Frozen yogurt comprises yogurt culture, milk fat (comprises about 0.5-6% of yogurt), milk solids (form 8-14% of yogurt's volume), gelatin, sweetener, coloring, corn syrup and flavoring. The milk fat accounts for the yogurt's richness and the milk solids provide proteins for smoothness, increased resistance to melting and lactose for sweetness. Frozen yogurt can be prepared in an ice cream machine, however, major companies often use assembly lines, specifically designed for yogurt production. 
Ice Cream Vs. Frozen Yogurt
Today, frozen yogurt is available in several flavors and styles, just like ice cream. Both ice cream and frozen yogurt are known to be nutritious with large amounts of high quality protein, calcium, riboflavin and some other essential vitamins and minerals. While ice creams contain 10-18% of fat content by weight, frozen yogurt usually has lesser amounts of fat content. Fat-free yogurt also exist, however, they often have even more added sugar, as compared to other varieties.

While considering the difference between frozen yogurt and ice cream, people often tend to halt at the fat and sugar content present in them.
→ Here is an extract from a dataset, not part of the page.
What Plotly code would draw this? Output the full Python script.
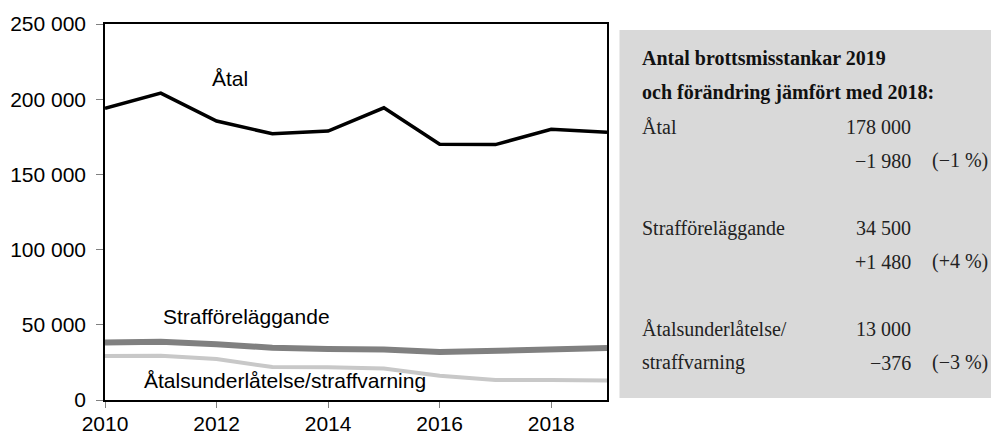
import plotly.graph_objects as go

years = list(range(2010, 2020))

# brottsmisstankar per år
atal = [194000, 204000, 185500, 177000, 178800, 194300, 170000, 169800, 179980, 178000]
strafforelaggande = [38200, 38800, 37100, 34800, 33900, 33600, 31900, 32500, 33020, 34500]
atalsunderlatelse = [29200, 29400, 27200, 21900, 21700, 21000, 16100, 13300, 13376, 13000]

y_ticks = [0, 50000, 100000, 150000, 200000, 250000]

# textrutan till höger
box_title = ["Antal brottsmisstankar 2019", "och förändring jämfört med 2018:"]
box_labels = ["Åtal", "", "", "Strafföreläggande", "", "", "Åtalsunderlåtelse/", "straffvarning"]
box_values = ["178 000", "\u22121 980", "", "34 500", "+1 480", "", "13 000", "\u2212376"]
box_pct = ["", "(\u22121 %)", "", "", "(+4 %)", "", "", "(\u22123 %)"]

# sidan har 8 px marginal i body, så figuren görs lite mindre
OFF = 8
W, H = 999 - OFF, 435 - OFF
L, R, T, B = 105 - OFF, 999 - 607.5, 24 - OFF, 35
plot_w = W - L - R
plot_h = H - T - B


def px_x(x):
    return (x - OFF - L) / plot_w


def px_y(y):
    return (H - B - (y - OFF)) / plot_h


fig = go.Figure()

fig.add_trace(go.Scatter(
    x=years, y=atalsunderlatelse, mode="lines",
    line=dict(color="#c8c8c8", width=4), hoverinfo="skip",
))
fig.add_trace(go.Scatter(
    x=years, y=strafforelaggande, mode="lines",
    line=dict(color="#808080", width=6), hoverinfo="skip",
))
fig.add_trace(go.Scatter(
    x=years, y=atal, mode="lines",
    line=dict(color="#000000", width=3.5), hoverinfo="skip",
))

sans = "Liberation Sans, Arial, sans-serif"
serif = "Liberation Serif, Times New Roman, serif"

annotations = [
    dict(x=2012.24, y=214000, text="Åtal", showarrow=False,
         font=dict(family=sans, size=21, color="black")),
    dict(x=2012.53, y=55500, text="Strafföreläggande", showarrow=False,
         font=dict(family=sans, size=21, color="black")),
    dict(x=2013.22, y=13000, text="Åtalsunderlåtelse/straffvarning", showarrow=False,
         font=dict(family=sans, size=21, color="black")),
]

# rubrik i rutan
for i, line in enumerate(box_title):
    annotations.append(dict(
        xref="paper", yref="paper", x=px_x(641), y=px_y(58 + i * 34),
        xanchor="left", yanchor="middle", showarrow=False,
        text="<b>" + line + "</b>",
        font=dict(family=serif, size=20, color="#111111"),
    ))

# rader i rutan
for i in range(len(box_labels)):
    yy = px_y(127 + i * 33.7)
    if box_labels[i]:
        annotations.append(dict(
            xref="paper", yref="paper", x=px_x(641), y=yy,
            xanchor="left", yanchor="middle", showarrow=False,
            text=box_labels[i], font=dict(family=serif, size=20, color="#222222"),
        ))
    if box_values[i]:
        annotations.append(dict(
            xref="paper", yref="paper", x=px_x(914), y=yy,
            xanchor="right", yanchor="middle", showarrow=False,
            text=box_values[i], font=dict(family=serif, size=20, color="#222222"),
        ))
    if box_pct[i]:
        annotations.append(dict(
            xref="paper", yref="paper", x=px_x(991), y=yy,
            xanchor="right", yanchor="middle", showarrow=False,
            text=box_pct[i], font=dict(family=serif, size=20, color="#222222"),
        ))

fig.update_layout(
    width=W, height=H,
    margin=dict(l=L, r=R, t=T, b=B),
    paper_bgcolor="white",
    plot_bgcolor="white",
    showlegend=False,
    separators=", ",
    font=dict(family=sans, size=21, color="black"),
    xaxis=dict(
        range=[2010, 2019], tick0=2010, dtick=2, automargin=False,
        showgrid=False, zeroline=False,
        showline=True, linecolor="black", linewidth=1.5, mirror=True,
        ticks="outside", ticklen=6, tickcolor="#808080",
        ticklabelstandoff=-2,
        tickfont=dict(family=sans, size=21, color="black"),
    ),
    yaxis=dict(
        range=[0, 250000], tickvals=y_ticks, tickformat=",d", automargin=False,
        showgrid=False, zeroline=False,
        showline=True, linecolor="black", linewidth=1.5, mirror=True,
        ticks="outside", ticklen=7, tickcolor="#808080",
        ticklabelstandoff=6,
        tickfont=dict(family=sans, size=21, color="black"),
    ),
    shapes=[dict(
        type="rect", xref="paper", yref="paper",
        x0=px_x(620), x1=px_x(999), y0=px_y(398), y1=px_y(30),
        fillcolor="#d9d9d9", line=dict(width=0), layer="below",
    )],
    annotations=annotations,
)

fig.write_html("out.html")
It's true that frozen yogurt contain less fat content than ice creams and that certain organic frozen yogurt are low-calorie and non-fat, however, one cannot just stop here and draw conclusions. The major health benefit of frozen yogurt goes beyond the horizons of fat and sugar content and stretches to its probiotic content.

Yogurt is actually fermented food, which is made by adding live bacterial cultures to milk. These bacteria spearhead fermentation in the milk and release lactic acid. The acid thickens the milk proteins and causes them to form a thick substance. Consumption of yogurt causes these live bacteria to enter the body and assist various beneficial bacteria in the body. These live bacterial cultures present in frozen yogurt promote better digestion. Probiotic content means good bacterial content, which helps boost the body's immune system, enhances digestion and is also believed to lower cholesterol levels.

Moreover, the amount of lactose present in frozen yogurt is more digestible, as compared to the lactose present in ice creams. This is because frozen yogurt contains enzymes which assist in breaking down dairy products, thereby enabling people with lactose intolerance to ingest frozen yogurt with minimal or no ill effects.

Frozen yogurt, with its additional benefits over ice cream, of greater digestibility, low-fat content and presence of probiotic cultures has caused it to be favored over regular ice creams. However, it is important to note that a great amount of sugar is added in frozen yogurt, which does not make it as healthy as regular yogurt. It is best to view frozen yogurt (health wise), midway between plain yogurt and ice cream. It is best to maintain a balanced consumption ratio. Each is known for its own benefits, so enjoy them proportionately. Hope this article was informative and helpful!